Ask HN: Can one convert from a developer to a designer? - smallegan

Have you or someone you know done this? I'd love to hear about it! I constantly hear stories of designer learning to program but rarely the other way around. I guess this brings up the age old question "Can art be taught?"
======
bendmorris
"Can art be taught?" If not, then how do designers learn in the first place?

I'd say that, yes, those that possess one skill can also develop a second,
unrelated skill. Some people might have a natural affinity for both, others
will have to work harder. I don't think anyone that wants to become a designer
is totally incapable.

------
kls
When I started out the two where the same, you had to do development to do
design, the world has changed a good deal since then, I would say that the
fields started their split after Photoshop was out, but up to PS 3 I remember
designers writing their own plug-ins to do effects. I remember trading
homemade plug-ins for Photoshop on BBS boards.

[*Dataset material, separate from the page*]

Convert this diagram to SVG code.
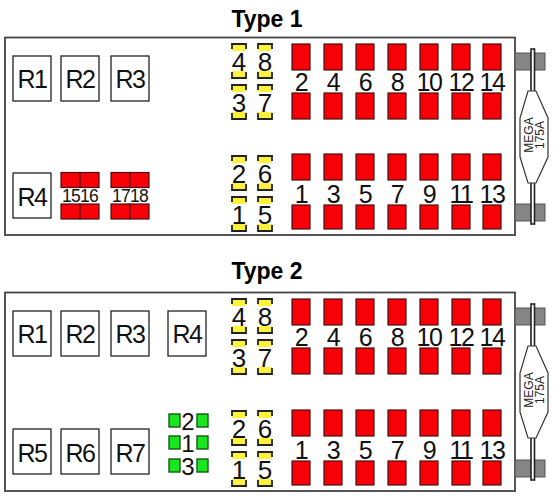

More to the point, I think you can learn the techniques and train the eye, but
whether you can produce beauty with technique and an eye for design is
subjective at best.

I personally am good enough to do commercial art for web apps but I won't be
winning any fine art contests, I am fine with that because it is good enough
for what I do. When I used to do simulation, I had a friend who was great at
3d art, when I would look at his work and compare it to our work (the rest of
the teams) their was no comparison. He had a natural talent that none of us
could achieve, to the rest we where good but he was better in a league of his
own. He went on to work on the Polar Express and several other films, which in
the 3D segment of design that is the major leagues.

The rest of the team (myself included) while good, would have never made it at
that level. That being said, many enjoyed long careers in simulation and game
development and where not affected by being the best 3D designer possible.

------
shiftb
Definitely possible.

2 Examples:

1\. Miche Capone - one of the founders of Photovoo and a mentor at 500
startups. I've worked with him before, fantastic designer. Got a CS degree,
never officially trained in design.

2\. Jason Putorti - Check out his linkedin profile. He got a Bachelors in CS
and Math.

I don't think it's easy, but like anything else, if you practice enough you
will get better.

(Note: I don't know Jason but his profile is public so I figured it's ok to
link to.)

------
stevenbrianhall
I've been in the process of converting for several years. I certainly wouldn't
claim to have "arrived" yet, but I think the process has been very good for
me.

It seems trite to say, but I believe that it's all about doing it. The most
useful thing I've found (and I do this not just with design, but with
programming) is to find something I like, and then re-create it. I'll see a
shot on dribbble (<http://dribbble.com>) and decide to create something
similar from scratch, by playing around in Photoshop until I get it right (or
close). If I get stumped, my last line of defense is to look up a tutorial on
the look I'm trying to achieve.

I would never publish anything I've created through this method, but the act
of purposeful creation gives me tools and techniques to use down the road.

------
sim0n
Like you said in your post, I have done the opposite myself and I started out
a designer creating pixel based isometric-style web designs and slowly
converted in to a developer. I'd say it's more than possible for someone to
become a designer after being a developer (my co-dev who is a designer is
slowly learning PHP and knows HTML/CSS fluently).